(Given material)
################
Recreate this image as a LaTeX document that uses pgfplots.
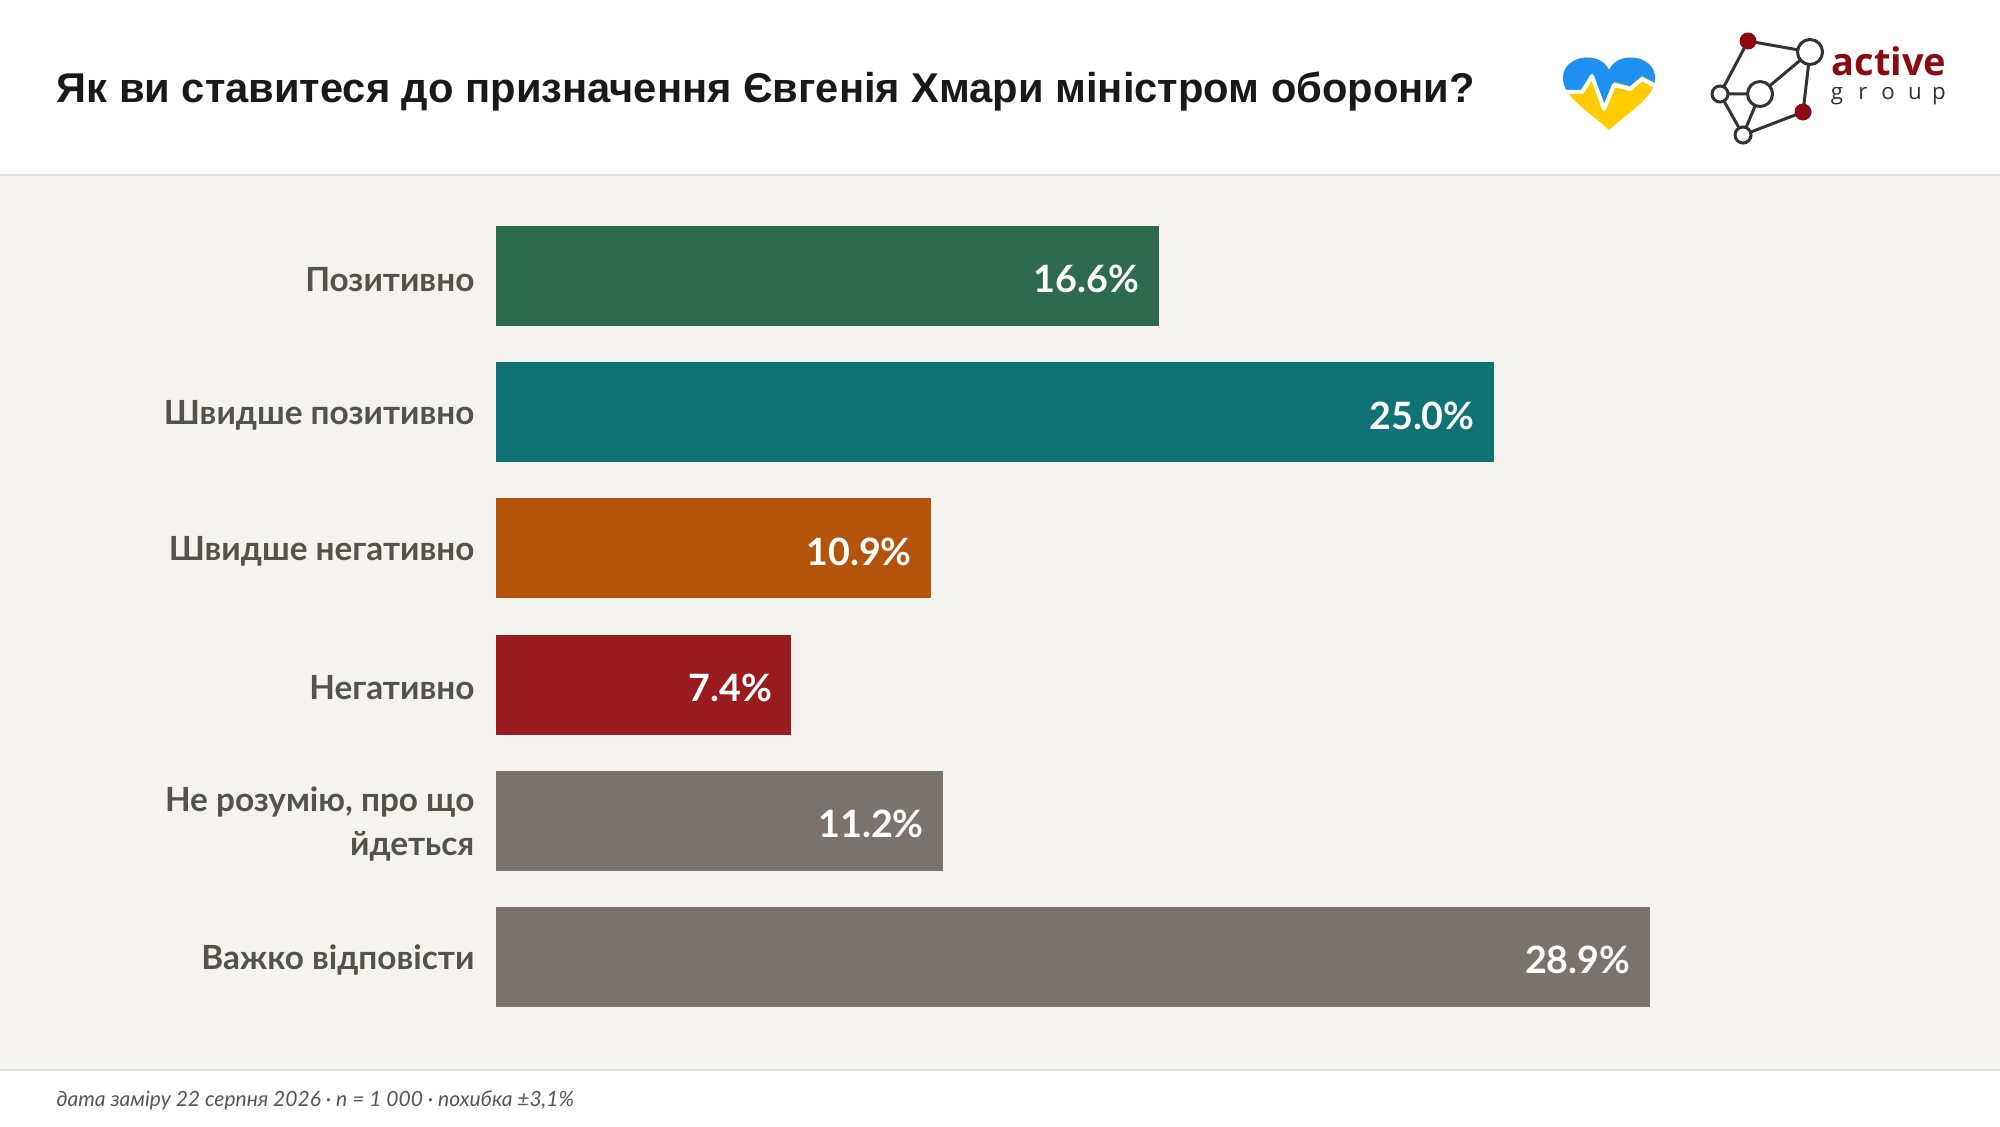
\documentclass[border=0pt]{standalone}
\usepackage{pgfplots}
\pgfplotsset{compat=1.18}
\usepackage{fontspec}
\setmainfont{Lato}
\newfontfamily\titlefont{Liberation Sans}
\newfontfamily\logofont{Open Sans}
\definecolor{bg}{HTML}{F4F3EF}
\definecolor{linegray}{HTML}{E2E0DC}
\definecolor{labelgray}{HTML}{56514B}
\definecolor{cgreen}{HTML}{2D6A4F}
\definecolor{cteal}{HTML}{0F7274}
\definecolor{corange}{HTML}{B4540A}
\definecolor{cred}{HTML}{9A1B1E}
\definecolor{cgray}{HTML}{7A726C}
\definecolor{footgray}{HTML}{555555}
\definecolor{heartblue}{HTML}{1E90F0}
\definecolor{heartyellow}{HTML}{FFCC00}
\definecolor{logored}{HTML}{8B0A0F}
\definecolor{logodark}{HTML}{333333}
\begin{document}
\begin{tikzpicture}
\begin{scope}[x=0.3pt,y=-0.3pt,shift={(0pt,337.8pt)}]
  \fill[white] (0,0) rectangle (2000,1126);
  \fill[bg] (0,175) rectangle (2000,1070);
  \draw[linegray, line width=0.6pt] (0,175) -- (2000,175);
  \draw[linegray, line width=0.6pt] (0,1070) -- (2000,1070);
  \node[anchor=base west, inner sep=0pt, font=\titlefont\bfseries\fontsize{12.5}{14}\selectfont, text=black!90] at (56,103) {Як ви ставитеся до призначення Євгенія Хмари міністром оборони?};
  \node[anchor=base west, inner sep=0pt, font=\itshape\fontsize{6.3}{7.5}\selectfont, text=footgray] at (56,1106) {дата заміру 22 серпня 2026 · n = 1 000 · похибка ±3,1\%};
  % heart logo
  \begin{scope}
    \clip (1609,130) .. controls (1590,112) and (1563,98) .. (1563,78) .. controls (1563,55) and (1600,50) .. (1609,70) .. controls (1618,50) and (1655,55) .. (1655,78) .. controls (1655,98) and (1628,112) .. (1609,130) -- cycle;
    \fill[heartyellow] (1555,45) rectangle (1665,140);
    \fill[heartblue] (1555,45) -- (1555,90) -- (1583,90) -- (1592,73) -- (1604,106) -- (1614,82) -- (1630,86) -- (1642,76) -- (1665,88) -- (1665,45) -- cycle;
    \draw[white, line width=1.2pt, line join=round] (1555,92) -- (1582,92) -- (1592,76) -- (1604,109) -- (1614,85) -- (1630,89) -- (1642,79) -- (1665,91);
  \end{scope}
  % network logo
  \begin{scope}[line width=0.9pt, draw=logodark]
    \draw[logodark] (1748,41) -- (1810,52) -- (1803,112) -- (1743,135) -- (1720,94) -- (1748,41);
    \draw[logodark] (1810,52) -- (1760,94) -- (1720,94);
    \draw[logodark] (1760,94) -- (1743,135);
    \fill[logored] (1748,41) circle (8.5);
    \fill[logored] (1803,112) circle (8.5);
    \filldraw[fill=white, draw=logodark] (1810,52) circle (12.5);
    \filldraw[fill=white, draw=logodark] (1760,94) circle (12.5);
    \filldraw[fill=white, draw=logodark] (1720,94) circle (8);
    \filldraw[fill=white, draw=logodark] (1743,135) circle (8);
  \end{scope}
  \node[anchor=base west, inner sep=0pt, font=\logofont\bfseries\fontsize{11.4}{13}\selectfont, text=logored] at (1831,76) {active};
  \foreach \ch/\xx in {g/1837,r/1863,o/1888,u/1915,p/1939}
    \node[anchor=base, inner sep=0pt, font=\logofont\fontsize{6.7}{8}\selectfont, text=logodark] at (\xx,100) {\ch};
\end{scope}
\begin{axis}[
  at={(148.8pt,275.43pt)}, anchor=north west,
  scale only axis, width=359.28pt, height=245.16pt,
  xbar, bar shift=0pt, bar width=30pt,
  xmin=0, xmax=30, ymin=-0.5, ymax=5.5, y dir=reverse,
  axis line style={draw=none}, major tick length=0pt,
  xtick=\empty, ytick={0,1,2,3,4,5},
  yticklabels={Позитивно, Швидше позитивно, Швидше негативно, Негативно, {Не розумію, про що\\йдеться}, Важко відповісти},
  yticklabel style={font=\bfseries\fontsize{10}{13.2}\selectfont, text=labelgray, align=right, anchor=east, inner sep=0pt, xshift=-6.3pt, yshift=-1pt},
  /pgf/number format/assume math mode=true,
  point meta=x,
  nodes near coords={\pgfmathprintnumber[fixed,fixed zerofill,precision=1]{\pgfplotspointmeta}\%},
  every node near coord/.append style={anchor=east, xshift=-5.6pt, yshift=-1pt, text=white, font=\bfseries\fontsize{11.3}{14}\selectfont, inner sep=0pt},
  clip=false,
]
\addplot[fill=cgreen, draw=none] coordinates {(16.6,0)};
\addplot[fill=cteal, draw=none] coordinates {(25.0,1)};
\addplot[fill=corange, draw=none] coordinates {(10.9,2)};
\addplot[fill=cred, draw=none] coordinates {(7.4,3)};
\addplot[fill=cgray, draw=none] coordinates {(11.2,4)};
\addplot[fill=cgray, draw=none] coordinates {(28.9,5)};
\end{axis}
\pgfresetboundingbox
\path (0,0) rectangle (600pt,337.8pt);
\end{tikzpicture}
\end{document}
################
(Task directions)
Repeat the data in full and exactly. Omit pictures.

(Problem solution)
Recreate this image as a LaTeX document that uses pgfplots.
\documentclass[border=0pt]{standalone}
\usepackage{pgfplots}
\pgfplotsset{compat=1.18}
\usepackage{fontspec}
\setmainfont{Lato}
\newfontfamily\titlefont{Liberation Sans}
\newfontfamily\logofont{Open Sans}
\definecolor{bg}{HTML}{F4F3EF}
\definecolor{linegray}{HTML}{E2E0DC}
\definecolor{labelgray}{HTML}{56514B}
\definecolor{cgreen}{HTML}{2D6A4F}
\definecolor{cteal}{HTML}{0F7274}
\definecolor{corange}{HTML}{B4540A}
\definecolor{cred}{HTML}{9A1B1E}
\definecolor{cgray}{HTML}{7A726C}
\definecolor{footgray}{HTML}{555555}
\definecolor{heartblue}{HTML}{1E90F0}
\definecolor{heartyellow}{HTML}{FFCC00}
\definecolor{logored}{HTML}{8B0A0F}
\definecolor{logodark}{HTML}{333333}
\begin{document}
\begin{tikzpicture}
\begin{scope}[x=0.3pt,y=-0.3pt,shift={(0pt,337.8pt)}]
  \fill[white] (0,0) rectangle (2000,1126);
  \fill[bg] (0,175) rectangle (2000,1070);
  \draw[linegray, line width=0.6pt] (0,175) -- (2000,175);
  \draw[linegray, line width=0.6pt] (0,1070) -- (2000,1070);
  \node[anchor=base west, inner sep=0pt, font=\titlefont\bfseries\fontsize{12.5}{14}\selectfont, text=black!90] at (56,103) {Як ви ставитеся до призначення Євгенія Хмари міністром оборони?};
  \node[anchor=base west, inner sep=0pt, font=\itshape\fontsize{6.3}{7.5}\selectfont, text=footgray] at (56,1106) {дата заміру 22 серпня 2026 · n = 1 000 · похибка ±3,1\%};
  % heart logo
  \begin{scope}
    \clip (1609,130) .. controls (1590,112) and (1563,98) .. (1563,78) .. controls (1563,55) and (1600,50) .. (1609,70) .. controls (1618,50) and (1655,55) .. (1655,78) .. controls (1655,98) and (1628,112) .. (1609,130) -- cycle;
    \fill[heartyellow] (1555,45) rectangle (1665,140);
    \fill[heartblue] (1555,45) -- (1555,90) -- (1583,90) -- (1592,73) -- (1604,106) -- (1614,82) -- (1630,86) -- (1642,76) -- (1665,88) -- (1665,45) -- cycle;
    \draw[white, line width=1.2pt, line join=round] (1555,92) -- (1582,92) -- (1592,76) -- (1604,109) -- (1614,85) -- (1630,89) -- (1642,79) -- (1665,91);
  \end{scope}
  % network logo
  \begin{scope}[line width=0.9pt, draw=logodark]
    \draw[logodark] (1748,41) -- (1810,52) -- (1803,112) -- (1743,135) -- (1720,94) -- (1748,41);
    \draw[logodark] (1810,52) -- (1760,94) -- (1720,94);
    \draw[logodark] (1760,94) -- (1743,135);
    \fill[logored] (1748,41) circle (8.5);
    \fill[logored] (1803,112) circle (8.5);
    \filldraw[fill=white, draw=logodark] (1810,52) circle (12.5);
    \filldraw[fill=white, draw=logodark] (1760,94) circle (12.5);
    \filldraw[fill=white, draw=logodark] (1720,94) circle (8);
    \filldraw[fill=white, draw=logodark] (1743,135) circle (8);
  \end{scope}
  \node[anchor=base west, inner sep=0pt, font=\logofont\bfseries\fontsize{11.4}{13}\selectfont, text=logored] at (1831,76) {active};
  \foreach \ch/\xx in {g/1837,r/1863,o/1888,u/1915,p/1939}
    \node[anchor=base, inner sep=0pt, font=\logofont\fontsize{6.7}{8}\selectfont, text=logodark] at (\xx,100) {\ch};
\end{scope}
\begin{axis}[
  at={(148.8pt,275.43pt)}, anchor=north west,
  scale only axis, width=359.28pt, height=245.16pt,
  xbar, bar shift=0pt, bar width=30pt,
  xmin=0, xmax=30, ymin=-0.5, ymax=5.5, y dir=reverse,
  axis line style={draw=none}, major tick length=0pt,
  xtick=\empty, ytick={0,1,2,3,4,5},
  yticklabels={Позитивно, Швидше позитивно, Швидше негативно, Негативно, {Не розумію, про що\\йдеться}, Важко відповісти},
  yticklabel style={font=\bfseries\fontsize{10}{13.2}\selectfont, text=labelgray, align=right, anchor=east, inner sep=0pt, xshift=-6.3pt, yshift=-1pt},
  /pgf/number format/assume math mode=true,
  point meta=x,
  nodes near coords={\pgfmathprintnumber[fixed,fixed zerofill,precision=1]{\pgfplotspointmeta}\%},
  every node near coord/.append style={anchor=east, xshift=-5.6pt, yshift=-1pt, text=white, font=\bfseries\fontsize{11.3}{14}\selectfont, inner sep=0pt},
  clip=false,
]
\addplot[fill=cgreen, draw=none] coordinates {(16.6,0)};
\addplot[fill=cteal, draw=none] coordinates {(25.0,1)};
\addplot[fill=corange, draw=none] coordinates {(10.9,2)};
\addplot[fill=cred, draw=none] coordinates {(7.4,3)};
\addplot[fill=cgray, draw=none] coordinates {(11.2,4)};
\addplot[fill=cgray, draw=none] coordinates {(28.9,5)};
\end{axis}
\pgfresetboundingbox
\path (0,0) rectangle (600pt,337.8pt);
\end{tikzpicture}
\end{document}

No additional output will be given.